Everything is a remix of a copy of derivative works. They learn from other people, from other artists, from institutions that teach entire industries. Some of it had “informed consent”, some of it was “borrowed” from other ideas without anybody’s permission. We see legal battles on a monthly basis as to whether these four notes are too similar to these other four notes. Half of the movies are reboots, and some of them were actually itself another reboot a few times over.

“Good artist copy, great artist steal.”

No human has truly had an original thought in their head ever. It’s all stolen knowledge, whether we realize it’s stolen or not. In the age of the Internet, we steal now more than ever.

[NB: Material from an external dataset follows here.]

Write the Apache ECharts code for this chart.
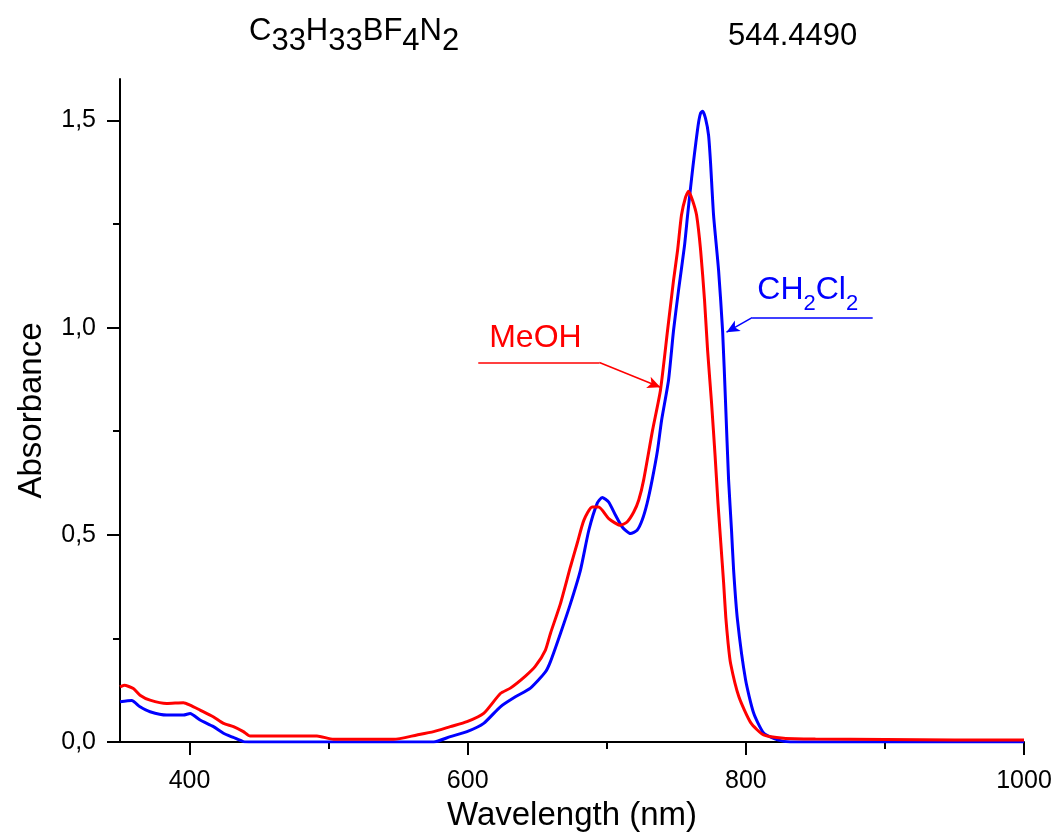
<!DOCTYPE html>
<html>
<head>
<meta charset="utf-8">
<script src="https://cdn.jsdelivr.net/npm/echarts@6/dist/echarts.min.js"></script>
<style>html,body{margin:0;padding:0;background:#fff}#c{width:1056px;height:839px}</style>
</head>
<body>
<div id="c"></div>
<script>
// ---- data ----
const meohWl  = [350,353,359.6,364.4,371.6,383.6,395.6,400.4,407.6,417,424.4,431.6,438.7,443.6,491.6,503.5,546.7,563.5,575.5,587.5,599.5,611.5,623.5,630.7,641.5,648.7,655.9,659.5,666.7,673.9,678.7,683.5,689.5,694.2,701.4,709.8,714.6,719.4,723,726.5,732.9,738.6,743.7,748,750.9,753.7,756.6,758.8,761.7,764.6,767.5,770.3,772.5,775.3,777.9,780,782,784,785.6,787.2,789,795,803.6,812.8,827.2,850,900,950,1000];
const meohAbs = [0.133,0.137,0.129,0.113,0.101,0.093,0.095,0.089,0.077,0.061,0.045,0.037,0.025,0.0145,0.0145,0.0065,0.0065,0.017,0.025,0.037,0.049,0.069,0.117,0.130,0.159,0.183,0.222,0.262,0.334,0.423,0.479,0.535,0.567,0.567,0.539,0.523,0.531,0.555,0.584,0.632,0.752,0.849,0.993,1.114,1.186,1.271,1.314,1.329,1.307,1.271,1.186,1.066,0.945,0.82,0.69,0.575,0.48,0.385,0.30,0.24,0.19,0.109,0.046,0.017,0.009,0.007,0.006,0.005,0.005];
const dcmWl   = [350,358.4,364.4,371.6,383.6,395.6,400.4,407.6,417.2,424.4,431.5,438.7,445,570,575.5,587.5,599.5,611.5,623.5,634.3,645.1,655.9,659.5,666.7,673.9,681.1,687.1,693.1,696.7,701.4,706.3,711.1,717,721.8,725.4,729,732.6,736.5,739.4,744.4,748,751.6,755.9,758.1,760,762,764,766,767.5,768.9,771,773.2,774.6,776.8,780.4,783.3,785.4,787.6,789.7,791.2,794,799.8,805.6,812.8,822.8,832,1000];
const dcmAbs  = [0.097,0.100,0.085,0.073,0.065,0.065,0.069,0.053,0.037,0.021,0.011,0.001,0,0,0,0.013,0.025,0.045,0.085,0.109,0.130,0.169,0.194,0.262,0.334,0.415,0.511,0.576,0.590,0.579,0.547,0.519,0.503,0.511,0.535,0.576,0.632,0.704,0.776,0.873,0.993,1.090,1.198,1.271,1.33,1.39,1.445,1.495,1.518,1.522,1.505,1.464,1.399,1.271,1.138,0.991,0.82,0.632,0.511,0.415,0.294,0.150,0.070,0.022,0.005,0,0];
const xMajorTicks = [400,600,800,1000];
const xMinorTicks = [500,700,900];
const yMajorTicks = [0,0.5,1.0,1.5];
const yMinorTicks = [0.25,0.75,1.25];
const formulaParts = [['C','33'],['H','33'],['BF','4'],['N','2']];
const massText = '544.4490';
const xName = 'Wavelength (nm)';
const yName = 'Absorbance';
// annotation anchors (data coordinates)
const meohLabelAt = [648.7, 0.974];
const meohLeader = [[607.6,0.916],[694.7,0.916],[738.6,0.856]];
const dcmLabelAt = [844.5, 1.058];
const dcmLeader = [[891.2,1.024],[804.5,1.024],[786.1,0.989]];

const FONT = '"Liberation Sans", Arial, sans-serif';
const RED = '#ff0000', BLUE = '#0000ff';

function zip(a,b){return a.map((v,i)=>[v,b[i]]);}
function leader(pts,color){
  return {
    silent:true, animation:false, symbol:['none','none'],
    lineStyle:{color:color,width:1.5,type:'solid'}, label:{show:false},
    emphasis:{disabled:true},
    data:[
      [{coord:pts[0]},{coord:pts[1]}],
      [{coord:pts[1]},{coord:pts[2],symbol:'arrow',symbolSize:[9,13]}]
    ]
  };
}

const formulaText = formulaParts.map(p=>'{n|'+p[0]+'}{s|'+p[1]+'}').join('');

const chart = echarts.init(document.getElementById('c'), null, {renderer:'canvas'});
const baseX = {type:'value',min:350,max:1000,gridIndex:0,position:'bottom',splitLine:{show:false}};
const baseY = {type:'value',min:0,max:1.6,gridIndex:0,position:'left',splitLine:{show:false}};
chart.setOption({
  animation:false,
  backgroundColor:'#fff',
  textStyle:{fontFamily:FONT},
  title:[
    {text:formulaText,left:244,top:11,textStyle:{fontWeight:'normal',rich:{
      n:{fontFamily:FONT,fontSize:31,fontWeight:'normal',color:'#000',lineHeight:30,verticalAlign:'top'},
      s:{fontFamily:FONT,fontSize:31,fontWeight:'normal',color:'#000',lineHeight:50,verticalAlign:'middle'}
    }}},
    {text:massText,left:723,top:16,textStyle:{fontFamily:FONT,fontSize:31,fontWeight:'normal',color:'#000'}}
  ],
  grid:{left:120,right:32,top:79,bottom:97,containLabel:false,outerBoundsMode:'none'},
  xAxis:[
    Object.assign({},baseX,{
      name:xName,nameLocation:'middle',nameGap:57,
      nameTextStyle:{fontFamily:FONT,fontSize:33,color:'#000'},
      axisLine:{show:true,onZero:false,lineStyle:{color:'#000',width:2}},
      axisTick:{show:true,length:13,lineStyle:{color:'#000',width:2},customValues:xMajorTicks},
      axisLabel:{show:true,fontFamily:FONT,fontSize:25,color:'#000',margin:27,customValues:xMajorTicks,
        formatter:v=>String(v)}
    }),
    Object.assign({},baseX,{
      axisLine:{show:false,onZero:false},
      axisTick:{show:true,length:7,lineStyle:{color:'#000',width:2},customValues:xMinorTicks},
      axisLabel:{show:false}
    })
  ],
  yAxis:[
    Object.assign({},baseY,{
      name:yName,nameLocation:'middle',nameGap:72,
      nameTextStyle:{fontFamily:FONT,fontSize:33,color:'#000'},
      axisLine:{show:true,onZero:false,lineStyle:{color:'#000',width:2}},
      axisTick:{show:true,length:13,lineStyle:{color:'#000',width:2},customValues:yMajorTicks},
      axisLabel:{show:true,fontFamily:FONT,fontSize:25,color:'#000',margin:24,customValues:yMajorTicks,
        formatter:v=>v.toFixed(1).replace('.',',')}
    }),
    Object.assign({},baseY,{
      axisLine:{show:false,onZero:false},
      axisTick:{show:true,length:7,lineStyle:{color:'#000',width:2},customValues:yMinorTicks},
      axisLabel:{show:false}
    })
  ],
  series:[
    {name:'CH2Cl2',type:'line',xAxisIndex:0,yAxisIndex:0,data:zip(dcmWl,dcmAbs),
     showSymbol:false,smooth:0.2,clip:true,lineStyle:{color:BLUE,width:3},itemStyle:{color:BLUE},
     markLine:leader(dcmLeader,BLUE),
     markPoint:{silent:true,animation:false,symbol:'circle',symbolSize:1,itemStyle:{color:'transparent'},
       data:[{coord:dcmLabelAt,label:{show:true,position:'inside',
         formatter:'{n|CH}{s|2}{n|Cl}{s|2}',
         rich:{n:{fontFamily:FONT,fontSize:32,color:BLUE,lineHeight:32,verticalAlign:'top'},
               s:{fontFamily:FONT,fontSize:22,color:BLUE,lineHeight:58,verticalAlign:'middle'}}}}]}
    },
    {name:'MeOH',type:'line',xAxisIndex:0,yAxisIndex:0,data:zip(meohWl,meohAbs),
     showSymbol:false,smooth:0.2,clip:true,lineStyle:{color:RED,width:3},itemStyle:{color:RED},
     markLine:leader(meohLeader,RED),
     markPoint:{silent:true,animation:false,symbol:'circle',symbolSize:1,itemStyle:{color:'transparent'},
       data:[{coord:meohLabelAt,label:{show:true,position:'inside',formatter:'MeOH',
         fontFamily:FONT,fontSize:32,color:RED}}]}
    }
  ]
});
</script>
</body>
</html>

We practice Fair Use on a regular basis by using and remixing images and videos into other videos, but isn’t that similar to an AI bot looking at an image, figuring out some weights from it, and throwing it away? I don’t own this picture of Brian Eno, but it’s certainly sitting in my browser cache, and Brian Eno and Getty Images didn’t grant me “informed consent” to do anything with it. Did I steal it? Is it legally or morally unethical to have it sitting on my hard drive? If I photoshop it and turn it into a dragon with a mic on a mixing board, and then pass it around, is that legally or morally unethical? Fair Use says no.

It’s folly to pretend that AI should be held to a standard that we ourselves aren’t upholding.